Diz uma famosa cantiga, interpretada por um não menos famoso cantor
francês, que o importante é a rosa. Quanto a mim, de entre as flores não
só ela é importante, apesar de todas as suas variedades, cores e
simbolismos. Na minha frente tenho um campo enorme, a perder de vista,
repleto de flores, em variedades tantas que não consigo identificar, tão
pequenino eu me sinto e tão grande é a minha ignorância, mas não tenho
qualquer tipo de duvida de que tão importantes são umas quanto as
outras, tanto na beleza das cores e do formato como na diversidade dos
odores e no resultado da sua singularmente rica e estranha mistura.
É evidente que, em situações especificas e para um qualquer fim
definido, o ser humano, em variadas ocasiões, escolhe uma flor ou um
conjunto delas, atribuindo-lhe este ou aquele significado, boa parte das
vezes simplesmente porque ouviu dizer que era assim, e, sem dúvida,
sempre ao jeito dos comerciantes da especialidade, que alimentam a
situação conforme as suas vantagens e conveniências (mais uma vez,
também aqui, a figura invisível / impalpável / intocável do mercado...).
Por isso, apesar da fantástica beleza que se expõe perante mim, e do
inebriante da sua mistura de cheiros, bem como do cravo vermelho que
trago na botoeira (cá está outra vez o simbolismo em acção...),
inconscientemente, eu hoje seleccionei o lírio roxo. Acontece, que da
berma do caminho, de entre as ervas, ele, no topo do seu caule vertical
(tomara que todos os homens tivessem assim a coluna...) me chamou a
atenção na sua natural e elaborada simplicidade.
Muito embora em justiça, todas e cada uma das flores, de per si, sejam
de uma beleza única, todavia o lírio roxo, no desenho e na cor das suas
pétalas, na forma como estão distribuídas, a já falada verticalidade do
seu caule e o incomum do seu quase inexistente odor, bem como a sua,
hoje, raridade, emocionaram-me e, por isso, retirei a mão que se
preparava para o colher.
Depois, levantando a vista, reparei que também nas árvores, ali
relativamente perto, as flores (o candeio) despontavam aumentando-lhe o
rude encanto. E, em fundo, existiam também os sons: o canto dos
pássaros, o som de um qualquer chocalho muito ao longe, o discreto
murmúrio do movimento das plantas provocado pelo cúmplice e suave vento,
bem como outros sons não identificáveis, pelo menos por mim, mas que
compunham/enchiam os vãos entre uns e outros.

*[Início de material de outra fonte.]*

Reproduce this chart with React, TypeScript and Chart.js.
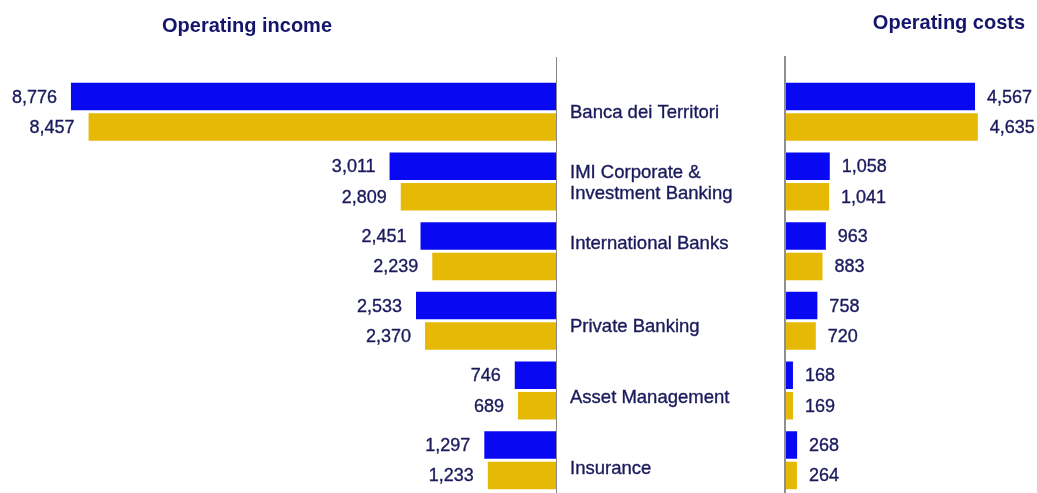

E, de repente, talvez por no momento o meu pensamento estar concentrado
nos sons, veio-me à memória o espantoso da variedade de sentimentos há
pouco sentidos na, por enquanto, característica praça central de Mourão:
as vozes fortes dos homens entoavam cantigas de grupo. Foram uma, outra
e outra e mais tantas outras (até cantaram o meu lírio roxo do campo),
carregadas de beleza, de dura história, de sentimento, de saber e
cultura popular, e, também, de muito simbolismo, pois este desfile de
corais Alentejanos, modesto, mas com o povo na rua, deveras interessado,
boa parte dele de cravo vermelho em punho ou na lapela, comemorava o
aniversário da revolução do 25 de Abril de 1974, o dia em que tudo
mudou, o dia em que todas as esperanças e sonhos eram admissíveis.
Depois de um dia destes, tão cheio, a abarrotar, não é difícil concluir,
que nos seus vários estádios, de facto, o importante é a beleza.
Já agora, em jeito de nota de rodapé, e porque falamos de beleza,
atrevo-me a apelar a todos os Alentejanos e amigos da cultura da região
dos largos horizontes, que ajudem na medida das suas possibilidades (nem
que seja somente pressionando os autarcas que elegeram), na luta pela
classificação do cante Alentejano como património imaterial da
humanidade, tendo em conta que ele, sem a menor sombra de duvida, é um
dos belos e importantes pilares dessa mesma cultura.